In its broadest sense, this is a manifestation of the increasingly unbridgeable expectations by populaces worldwide regarding benefits and obligations, aka spending vs. revenue. Cyprus was considered a "tax haven" so clearly its fiscal policies have not backed its banking system, which is awash with foreign, largely Russian, monies. In Cyprus, a bail-in fix by depositors would have indicated that the country intended to continue the favorable 10% top tax-bracket tax regime.
With gold as the only non-sovereign reserve for central banks, it is at a minimum a reserve asset without an increasing liability in a world where that is a norm. While we cannot tell if gold becomes an increasing asset de jour and commensurately takes off in price, we do at least have the visibility that it should remain in demand, holding its ability as a store of value—while many sovereign credits and currencies appear to be in a race to the bottom.
TGR: Can you leave us with one reason for optimism in a gloomy market?
Merrill McHenry: Valuations for the gold majors are as cheap as during the global financial crisis. We're pushing the end of a quarter.

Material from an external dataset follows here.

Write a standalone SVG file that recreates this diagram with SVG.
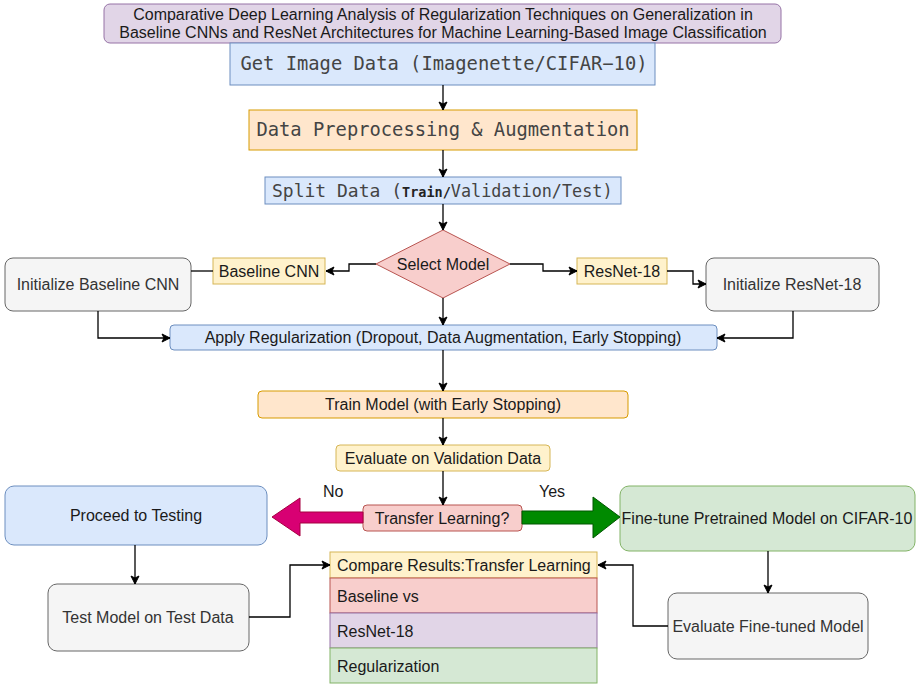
<svg xmlns="http://www.w3.org/2000/svg" width="916" height="685" viewBox="0 0 916 685">
<defs>
<marker id="ah" markerWidth="10" markerHeight="10" refX="9" refY="5" orient="auto" markerUnits="userSpaceOnUse">
<path d="M1,1 L9,5 L1,9 L3,5 Z" fill="#000" stroke="#000" stroke-width="1"/>
</marker>
<style>
.t{font-family:"Liberation Sans",Arial,Helvetica,sans-serif;font-size:16px;fill:#1a1a1a}
.g{fill:#333}
.m{font-family:"DejaVu Sans Mono",monospace;fill:#444}
.c{text-anchor:middle}
.purple{fill:#e1d5e7;stroke:#9673a6}
.blue{fill:#dae8fc;stroke:#6c8ebf}
.orange{fill:#ffe6cc;stroke:#d79b00}
.yellow{fill:#fff2cc;stroke:#d6b656}
.red{fill:#f8cecc;stroke:#b85450}
.grey{fill:#f5f5f5;stroke:#666}
.green{fill:#d5e8d4;stroke:#82b366}
.ln{fill:none;stroke:#000;stroke-width:1.3}
</style>
</defs>
<rect width="916" height="685" fill="#fff"/>

<g id="title">
<rect class="purple" x="104" y="4" width="677" height="39" rx="6"/>
<text class="t c" x="443" y="20">Comparative Deep Learning Analysis of Regularization Techniques on Generalization in</text>
<text class="t c" x="443" y="38">Baseline CNNs and ResNet Architectures for Machine Learning-Based Image Classification</text>
</g>
<g id="get-data">
<rect class="blue" x="230" y="43" width="425" height="42"/>
<text class="m c" x="444" y="70" font-size="18.8">Get Image Data (Imagenette/CIFAR−10)</text>
</g>
<g id="preprocess">
<rect class="orange" x="249" y="110" width="388" height="40"/>
<text class="m c" x="443" y="136" font-size="18.8">Data Preprocessing &amp; Augmentation</text>
</g>
<g id="split">
<rect class="blue" x="265" y="177" width="356" height="27"/>
<text class="m" x="272" y="197" font-size="18">Split Data (<tspan font-size="13.5" font-weight="bold" fill="#222">Train/</tspan><tspan font-size="16.8">Validation/Test)</tspan></text>
</g>
<g id="select-model">
<polygon class="red" points="443,230 510,264 443,298 376,264"/>
<text class="t c" x="443" y="270">Select Model</text>
</g>
<g id="baseline-cnn">
<rect class="yellow" x="213" y="258" width="112" height="26"/>
<text class="t c" x="269" y="277">Baseline CNN</text>
</g>
<g id="init-baseline">
<rect class="grey" x="5" y="258" width="186" height="53" rx="8"/>
<text class="t g c" x="98" y="290">Initialize Baseline CNN</text>
</g>
<g id="resnet18">
<rect class="yellow" x="577" y="258" width="90" height="26"/>
<text class="t c" x="622" y="277">ResNet-18</text>
</g>
<g id="init-resnet">
<rect class="grey" x="706" y="258" width="173" height="53" rx="8"/>
<text class="t g c" x="792" y="290">Initialize ResNet-18</text>
</g>
<g id="apply-reg">
<rect class="blue" x="170" y="325" width="547" height="25" rx="4"/>
<text class="t c" x="443" y="343">Apply Regularization (Dropout, Data Augmentation, Early Stopping)</text>
</g>
<g id="train">
<rect class="orange" x="258" y="391" width="370" height="27" rx="4"/>
<text class="t c" x="443" y="410">Train Model (with Early Stopping)</text>
</g>
<g id="evaluate-val">
<rect class="yellow" x="336" y="445" width="214" height="26" rx="4"/>
<text class="t c" x="443" y="464">Evaluate on Validation Data</text>
</g>
<g id="transfer">
<rect class="red" x="363" y="505" width="159" height="26" rx="4"/>
<text class="t c" x="442" y="524">Transfer Learning?</text>
</g>
<g id="proceed">
<rect class="blue" x="5" y="486" width="262" height="59" rx="9"/>
<text class="t c" x="136" y="521">Proceed to Testing</text>
</g>
<g id="test-model">
<rect class="grey" x="48" y="584" width="201" height="67" rx="9"/>
<text class="t g c" x="148" y="623">Test Model on Test Data</text>
</g>
<g id="finetune">
<rect class="green" x="620" y="486" width="295" height="65" rx="9"/>
<text class="t c" x="767" y="524">Fine-tune Pretrained Model on CIFAR-10</text>
</g>
<g id="evaluate-ft">
<rect class="grey" x="668" y="593" width="200" height="66" rx="9"/>
<text class="t g c" x="768" y="632">Evaluate Fine-tuned Model</text>
</g>
<g id="compare">
<rect class="yellow" x="330" y="552" width="267" height="26"/>
<rect class="red" x="330" y="578" width="267" height="35"/>
<rect class="purple" x="330" y="613" width="267" height="35"/>
<rect class="green" x="330" y="648" width="267" height="35"/>
<text class="t" x="337" y="571">Compare Results:Transfer Learning</text>
<text class="t" x="337" y="602">Baseline vs</text>
<text class="t" x="337" y="637">ResNet-18</text>
<text class="t" x="337" y="672">Regularization</text>
</g>

<g id="connectors">
<path class="ln" d="M443,85 V110" marker-end="url(#ah)"/>
<path class="ln" d="M443,150 V177" marker-end="url(#ah)"/>
<path class="ln" d="M443,204 V230" marker-end="url(#ah)"/>
<path class="ln" d="M376,264 H349 V271 H326" marker-end="url(#ah)"/>
<path class="ln" d="M213,271 H191"/>
<path class="ln" d="M98,311 V338 H170" marker-end="url(#ah)"/>
<path class="ln" d="M510,264 H543 V271 H577" marker-end="url(#ah)"/>
<path class="ln" d="M667,271 H693 V284 H706" marker-end="url(#ah)"/>
<path class="ln" d="M793,311 V338 H717" marker-end="url(#ah)"/>
<path class="ln" d="M443,298 V325" marker-end="url(#ah)"/>
<path class="ln" d="M443,350 V391" marker-end="url(#ah)"/>
<path class="ln" d="M443,418 V445" marker-end="url(#ah)"/>
<path class="ln" d="M443,471 V505" marker-end="url(#ah)"/>
<polygon points="363,512 300,512 300,498 272,517 300,536 300,523 363,523" fill="#d80073" stroke="#a50040" stroke-width="1"/>
<polygon points="522,511 593,511 593,497 620,517 593,538 593,524 522,524" fill="#008a00" stroke="#005700" stroke-width="1"/>
<text class="t" x="323" y="497" font-size="13">No</text>
<text class="t" x="539" y="497" font-size="13">Yes</text>
<path class="ln" d="M135,545 V584" marker-end="url(#ah)"/>
<path class="ln" d="M249,617 H290 V565 H330" marker-end="url(#ah)"/>
<path class="ln" d="M768,551 V593" marker-end="url(#ah)"/>
<path class="ln" d="M668,626 H633 V565 H598" marker-end="url(#ah)"/>
</g>
</svg>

Historically, portfolio managers and active mining managers tend to both preserve gains and avoid losses at the end of a quarter and, importantly, rotate and seek out new alpha or new returns above the benchmark for which they're compensated and bonused at the beginning of quarters. Next month will be the beginning of a new quarter, and perhaps some reallocations will come back into the gold sector.
TGR: Thanks for your insights, Merrill.